Giving kids in rural communities opportunities to thrive


This video was shot in early March of 2020, prior to COVID-19. The pandemic has impacted community programs in ways both big and small, meaning this program may look a bit different right now. This story is an example of how United Way works with our community partners to make a difference 365 days a year—no matter what challenges our community faces. 

On a typical day at the Community Resource Centre (CRC) in Killaloe, kids from all ages are busy building with legos, playing games, preparing dinner for the group, doodling on the giant whiteboard on the wall, or letting their imaginations run wild in role-play during their weekly after school program.

Anika is in grade 11, and she comes to the centre each week to participate in the Girls Rising program, a place for girls and non-binary youth, ages 9-13 and mentors ages 12 and older who want to develop their leadership skills and contribute to their community. 

Anika says the CRC has given her a place where she can “be herself” and “where everyone just leaves their judgment at the door.” 

For many children who grow up in rural communities, accessing supportive local resources can be difficult. Commutes to programs are often lengthy, and needs are much different than in urban communities.

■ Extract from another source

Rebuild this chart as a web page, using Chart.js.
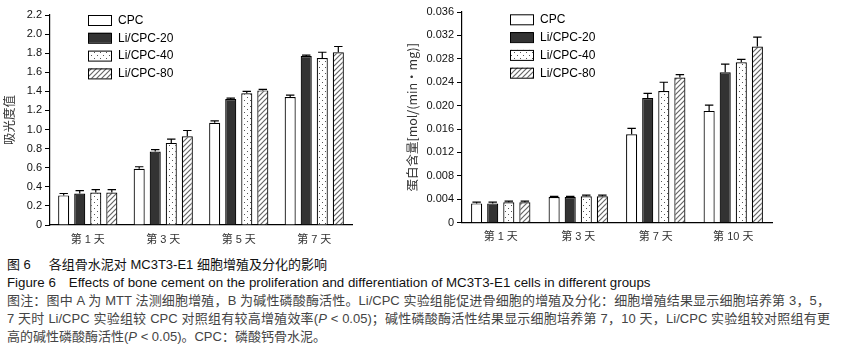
<!DOCTYPE html>
<html>
<head>
<meta charset="utf-8">
<script src="https://cdn.jsdelivr.net/npm/chart.js@4"></script>
<style>
  body { margin: 0; background: #fff; width: 846px; height: 359px; overflow: hidden; position: relative; }
  canvas { position: absolute; top: 0; }
  #chartA { left: 0; }
  #chartB { left: 390px; }
  .cap { position: absolute; left: 7px; font: 13px "Liberation Sans", "Noto Sans CJK SC", sans-serif; line-height: 18px; white-space: nowrap; color: #111; }
  .note { color: #444; width: 823px; white-space: normal; text-align: justify; text-align-last: justify; }
</style>
</head>
<body>
<canvas id="chartA" width="380" height="250"></canvas>
<canvas id="chartB" width="456" height="250"></canvas>

<div class="cap" style="top:256px">图 6<span style="margin-left:18px">各组骨水泥对 MC3T3-E1 细胞增殖及分化的影响</span></div>
<div class="cap" style="top:274px;font-size:13.3px">Figure 6<span style="margin-left:13px">Effects of bone cement on the proliferation and differentiation of MC3T3-E1 cells in different groups</span></div>
<div class="cap note" style="top:292px">图注：图中 A 为 MTT 法测细胞增殖，B 为碱性磷酸酶活性。Li/CPC 实验组能促进骨细胞的增殖及分化：细胞增殖结果显示细胞培养第 3，5，</div>
<div class="cap note" style="top:310px">7 天时 Li/CPC 实验组较 CPC 对照组有较高增殖效率(<i>P</i> &lt; 0.05)；碱性磷酸酶活性结果显示细胞培养第 7，10 天，Li/CPC 实验组较对照组有更</div>
<div class="cap" style="top:328px;color:#444">高的碱性磷酸酶活性(<i>P</i> &lt; 0.05)。CPC：磷酸钙骨水泥。</div>

<script>
// chart A: MTT (吸光度值)
const daysA = ["第 1 天", "第 3 天", "第 5 天", "第 7 天"];
const cpcA = [0.31, 0.59, 1.07, 1.34];
const li20A = [0.33, 0.77, 1.32, 1.77];
const li40A = [0.34, 0.86, 1.38, 1.75];
const li80A = [0.34, 0.93, 1.41, 1.81];
const cpcErrA = [0.02, 0.02, 0.02, 0.02];
const li20ErrA = [0.03, 0.02, 0.01, 0.01];
const li40ErrA = [0.03, 0.04, 0.02, 0.06];
const li80ErrA = [0.03, 0.06, 0.01, 0.06];

// chart B: ALP activity
const daysB = ["第 1 天", "第 3 天", "第 7 天", "第 10 天"];
const cpcB = [0.0033, 0.0044, 0.0151, 0.0191];
const li20B = [0.0033, 0.0044, 0.0213, 0.0257];
const li40B = [0.0035, 0.0045, 0.0225, 0.0274];
const li80B = [0.0035, 0.0045, 0.0248, 0.0301];
const cpcErrB = [0.0002, 0.0001, 0.0010, 0.0010];
const li20ErrB = [0.0002, 0.0001, 0.0008, 0.0014];
const li40ErrB = [0.0002, 0.0002, 0.0015, 0.0005];
const li80ErrB = [0.0002, 0.0002, 0.0005, 0.0016];

const seriesNames = ["CPC", "Li/CPC-20", "Li/CPC-40", "Li/CPC-80"];

function makeDots() {
  const c = document.createElement("canvas");
  c.width = 6; c.height = 6;
  const g = c.getContext("2d");
  g.fillStyle = "#fff"; g.fillRect(0, 0, 6, 6);
  g.fillStyle = "#555";
  g.fillRect(1, 1, 1, 1);
  g.fillRect(4, 4, 1, 1);
  return g.createPattern(c, "repeat");
}
function makeHatch() {
  const c = document.createElement("canvas");
  c.width = 5; c.height = 5;
  const g = c.getContext("2d");
  g.fillStyle = "#fff"; g.fillRect(0, 0, 5, 5);
  g.strokeStyle = "#666"; g.lineWidth = 1.2;
  g.beginPath();
  g.moveTo(0, 5); g.lineTo(5, 0);
  g.moveTo(-1, 1); g.lineTo(1, -1);
  g.moveTo(4, 6); g.lineTo(6, 4);
  g.stroke();
  return g.createPattern(c, "repeat");
}
const fills = ["#ffffff", "#333333", makeDots(), makeHatch()];

// error bars (upper only)
const errorBars = {
  id: "errorBars",
  afterDatasetsDraw(chart) {
    const ctx = chart.ctx;
    const y = chart.scales.y;
    ctx.save();
    ctx.strokeStyle = "#000";
    ctx.lineWidth = 1.2;
    chart.data.datasets.forEach((ds, i) => {
      const meta = chart.getDatasetMeta(i);
      meta.data.forEach((bar, j) => {
        const top = y.getPixelForValue(ds.data[j] + ds.errors[j]);
        const half = bar.width * 0.38;
        ctx.beginPath();
        ctx.moveTo(bar.x, bar.y);
        ctx.lineTo(bar.x, top);
        ctx.moveTo(bar.x - half, top);
        ctx.lineTo(bar.x + half, top);
        ctx.stroke();
      });
    });
    ctx.restore();
  }
};

// legend with boxes placed inside plot
const boxLegend = {
  id: "boxLegend",
  afterDraw(chart, args, opts) {
    const ctx = chart.ctx;
    ctx.save();
    ctx.font = '12px "Liberation Sans", sans-serif';
    ctx.textBaseline = "middle";
    chart.data.datasets.forEach((ds, i) => {
      const cy = opts.y + i * opts.gap;
      ctx.fillStyle = ds.backgroundColor;
      ctx.fillRect(opts.x, cy - 5, 23, 10);
      ctx.strokeStyle = "#000";
      ctx.lineWidth = 1;
      ctx.strokeRect(opts.x + 0.5, cy - 4.5, 23, 10);
      ctx.fillStyle = "#000";
      ctx.fillText(ds.label, opts.x + 30, cy + 0.5);
    });
    ctx.restore();
  }
};

function buildChart(id, labels, values, errors, yMax, yStep, decimals, title, geo) {
  const datasets = values.map((v, i) => ({
    label: seriesNames[i],
    data: v,
    errors: errors[i],
    backgroundColor: fills[i],
    borderColor: "#000",
    borderWidth: 1.2,
    categoryPercentage: geo.cat,
    barPercentage: 0.69,
  }));
  return new Chart(document.getElementById(id), {
    type: "bar",
    data: { labels: labels, datasets: datasets },
    plugins: [errorBars, boxLegend],
    options: {
      responsive: false,
      animation: false,
      layout: { padding: { left: 0, top: geo.top, right: geo.right, bottom: 0 } },
      plugins: {
        legend: { display: false },
        tooltip: { enabled: false },
        boxLegend: { x: geo.legX, y: geo.legY, gap: 17.8 },
      },
      scales: {
        x: {
          grid: { display: true, drawOnChartArea: false, drawTicks: false },
          border: { color: "#000", width: 1.2 },
          ticks: {
            color: "#333",
            padding: 8,
            font: { family: '"Liberation Sans", "Noto Sans CJK SC", sans-serif', size: 11 },
          },
          afterFit(scale) { scale.height = geo.xh; },
        },
        y: {
          min: 0,
          max: yMax,
          grid: { drawOnChartArea: false, tickLength: 5, color: "#000", lineWidth: 1 },
          border: { color: "#000", width: 1.2 },
          ticks: {
            stepSize: yStep,
            color: "#111",
            padding: 3,
            font: { family: '"Liberation Sans", sans-serif', size: 11 },
            callback: (v) => (v === 0 ? "0" : v.toFixed(decimals)),
          },
          title: {
            display: true,
            text: title,
            color: "#333",
            padding: { top: geo.titlePad, bottom: 0 },
            font: { family: '"Noto Sans CJK SC", sans-serif', size: 12.5 },
          },
          afterFit(scale) { scale.width = geo.yw; },
        },
      },
    },
  });
}

buildChart("chartA", daysA, [cpcA, li20A, li40A, li80A], [cpcErrA, li20ErrA, li40ErrA, li80ErrA],
  2.2, 0.2, 1, "吸光度值",
  { top: 15, right: 28, xh: 25, yw: 50, cat: 0.85, titlePad: 1.5, legX: 88, legY: 20 });

buildChart("chartB", daysB, [cpcB, li20B, li40B, li80B], [cpcErrB, li20ErrB, li40ErrB, li80ErrB],
  0.036, 0.004, 3, "蛋白含量[mol/(min・mg)]",
  { top: 12, right: 74, xh: 27.3, yw: 72, cat: 0.83, titlePad: 14.5, legX: 120, legY: 19.3 });
</script>
</body>
</html>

However, at the CRC, access to programming for everyone—especially the most vulnerable—is a top priority. 

Across Prescott-Russell, Ottawa, Lanark and Renfrew Counties, 37,245 kids live in low-income situations, meaning many of them may not have access to the necessary supports that help ensure a path to success.

Mitchell, an enthusiastic 12-year-old and natural leader who many of the younger kids look to for advice, is a participant in the CRC’s Game ON! program. In March, he shared with us that he loves that he can “join in on the opportunity of an after-school program.” There, he’s able to make new friends, build his confidence, and play fun games and sports (his love of mini-sticks is no secret) with a group of kidssomething that’s often tough to organize when the closest neighbour might live miles down the road. 

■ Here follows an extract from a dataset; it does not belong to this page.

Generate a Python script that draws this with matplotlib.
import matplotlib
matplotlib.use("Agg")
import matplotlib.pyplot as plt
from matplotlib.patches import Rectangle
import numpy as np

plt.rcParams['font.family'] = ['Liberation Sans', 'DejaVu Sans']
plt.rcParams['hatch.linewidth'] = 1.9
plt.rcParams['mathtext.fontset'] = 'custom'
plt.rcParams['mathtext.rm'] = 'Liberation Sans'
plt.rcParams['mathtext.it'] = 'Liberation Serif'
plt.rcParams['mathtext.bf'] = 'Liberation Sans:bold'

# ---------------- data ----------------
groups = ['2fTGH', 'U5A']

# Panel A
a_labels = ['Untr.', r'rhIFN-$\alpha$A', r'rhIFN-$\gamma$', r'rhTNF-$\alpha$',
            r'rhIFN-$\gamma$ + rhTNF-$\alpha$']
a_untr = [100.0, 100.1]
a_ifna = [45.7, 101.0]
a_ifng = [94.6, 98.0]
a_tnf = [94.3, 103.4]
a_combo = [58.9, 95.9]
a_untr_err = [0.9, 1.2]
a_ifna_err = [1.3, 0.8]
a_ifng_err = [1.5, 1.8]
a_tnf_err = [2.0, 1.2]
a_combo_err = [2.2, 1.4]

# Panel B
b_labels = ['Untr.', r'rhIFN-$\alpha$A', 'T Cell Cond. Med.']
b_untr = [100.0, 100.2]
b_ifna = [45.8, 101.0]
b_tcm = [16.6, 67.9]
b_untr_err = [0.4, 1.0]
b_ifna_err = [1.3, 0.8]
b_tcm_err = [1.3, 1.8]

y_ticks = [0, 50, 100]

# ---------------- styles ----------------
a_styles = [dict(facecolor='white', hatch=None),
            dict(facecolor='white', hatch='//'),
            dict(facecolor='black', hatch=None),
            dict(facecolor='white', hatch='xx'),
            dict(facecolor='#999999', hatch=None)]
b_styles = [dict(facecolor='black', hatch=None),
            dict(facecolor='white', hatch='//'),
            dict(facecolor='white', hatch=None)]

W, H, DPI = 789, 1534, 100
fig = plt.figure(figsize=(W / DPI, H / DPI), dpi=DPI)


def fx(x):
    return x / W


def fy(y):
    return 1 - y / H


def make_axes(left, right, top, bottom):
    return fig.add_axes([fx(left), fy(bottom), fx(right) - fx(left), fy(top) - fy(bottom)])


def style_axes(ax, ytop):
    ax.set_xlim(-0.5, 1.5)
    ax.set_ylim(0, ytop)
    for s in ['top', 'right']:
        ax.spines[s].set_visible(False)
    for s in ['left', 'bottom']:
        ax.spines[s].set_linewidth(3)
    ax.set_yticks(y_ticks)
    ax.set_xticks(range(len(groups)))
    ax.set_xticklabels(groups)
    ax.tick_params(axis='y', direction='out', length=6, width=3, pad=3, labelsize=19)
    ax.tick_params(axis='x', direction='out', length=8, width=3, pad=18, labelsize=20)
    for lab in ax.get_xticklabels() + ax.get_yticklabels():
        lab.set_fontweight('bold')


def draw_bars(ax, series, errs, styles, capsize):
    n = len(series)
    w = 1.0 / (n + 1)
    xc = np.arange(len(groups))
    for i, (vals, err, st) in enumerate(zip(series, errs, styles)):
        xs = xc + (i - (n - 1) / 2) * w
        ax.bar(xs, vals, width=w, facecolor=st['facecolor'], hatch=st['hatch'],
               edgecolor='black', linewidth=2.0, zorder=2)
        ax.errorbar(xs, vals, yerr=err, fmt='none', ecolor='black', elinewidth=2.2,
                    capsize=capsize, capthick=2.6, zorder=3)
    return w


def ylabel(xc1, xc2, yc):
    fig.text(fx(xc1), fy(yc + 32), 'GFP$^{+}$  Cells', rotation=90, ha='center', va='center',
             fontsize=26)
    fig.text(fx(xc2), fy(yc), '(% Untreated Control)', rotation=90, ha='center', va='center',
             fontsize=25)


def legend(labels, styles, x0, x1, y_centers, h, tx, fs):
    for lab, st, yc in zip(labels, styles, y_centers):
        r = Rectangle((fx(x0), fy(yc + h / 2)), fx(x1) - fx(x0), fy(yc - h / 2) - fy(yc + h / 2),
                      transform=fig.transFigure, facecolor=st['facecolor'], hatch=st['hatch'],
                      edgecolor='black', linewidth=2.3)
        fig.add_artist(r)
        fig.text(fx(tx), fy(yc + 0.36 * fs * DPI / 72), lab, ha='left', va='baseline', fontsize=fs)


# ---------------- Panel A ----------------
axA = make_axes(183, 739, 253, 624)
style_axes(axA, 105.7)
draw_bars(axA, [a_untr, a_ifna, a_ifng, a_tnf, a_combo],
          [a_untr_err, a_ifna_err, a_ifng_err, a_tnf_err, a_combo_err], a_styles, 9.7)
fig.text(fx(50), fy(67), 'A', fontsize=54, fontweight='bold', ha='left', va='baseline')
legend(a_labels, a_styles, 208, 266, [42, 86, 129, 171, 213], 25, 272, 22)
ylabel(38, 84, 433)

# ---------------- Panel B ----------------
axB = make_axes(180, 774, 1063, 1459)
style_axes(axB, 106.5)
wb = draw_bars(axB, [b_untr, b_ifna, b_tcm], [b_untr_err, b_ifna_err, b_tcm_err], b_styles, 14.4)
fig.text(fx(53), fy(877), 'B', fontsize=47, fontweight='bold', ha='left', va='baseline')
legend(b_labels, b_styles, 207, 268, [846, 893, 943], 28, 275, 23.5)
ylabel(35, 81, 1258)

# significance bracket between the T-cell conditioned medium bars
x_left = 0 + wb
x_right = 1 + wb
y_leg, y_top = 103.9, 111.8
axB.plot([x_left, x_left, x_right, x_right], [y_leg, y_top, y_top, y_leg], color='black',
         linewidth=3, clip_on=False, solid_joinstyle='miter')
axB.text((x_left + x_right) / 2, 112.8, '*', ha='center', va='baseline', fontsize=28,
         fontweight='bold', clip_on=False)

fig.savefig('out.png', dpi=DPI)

Anna, a youth worker at the CRC, says that transportation can be a big issue for many low-income families. Fortunately, the CRC is able to travel to many smaller surrounding communities to ensure no young person  goes unnoticed.

Boy sitting on top of mini hockey net, outside.
Kids playing mini sticks
Kids playing mini sticks

Through programming that offers family support, keeps kids learning, provides nutritional food and recreational activities, the CRC is able to ensure a better future for many children living in our rural communities. 

In response to COVID, staff have worked to move programs online and increase basic needs supports to meet the changing needs of many families, such as grocery cards, craft and activity packages, and virtual supports. As in person programming returns the focus will be on providing outdoor activities with smaller groups, respecting physical distancing while allowing youth to reconnect.  

United Way is proud to work with partners like the Killaloe Community Resource Centre, because we know that participation in local programs like these helps improve students’ grades, self-esteem, leadership and career skills, and relationships with both peers and adults—ultimately improving high school graduation rates and helping youth achieve their full potential.

Empowering children and forming the leaders of tomorrow

Thanks to our partners and supporters across our region, kids like Mitchell and Anika have access to resources that would otherwise be unavailable to them; resources that are supporting them through their formative years and fostering their growth in becoming successful global citizens. 

In programs like the one Anika participates in, girls, non-binary youth and young women are empowered to be role models and leaders while participating in group activities such as physical activity, art activism, media activities, nutrition and body positivity. 

For younger kids like Mitchell who will age out of the programs they grew up with, mentorship opportunities at the CRC become available to them through the Impact Mentor Project when they turn 12. As mentors, youth can maintain connections to peers, children, and their communities, all while having the chance to continue developing their leadership skills. 

Through the generosity of our donors, United Way works with our community partners to ensure children and youth have safe spaces to learn, grow, and lead. Together with your support, we give kids a chance to succeed—no matter their income, what neighbourhood they live in, or their background.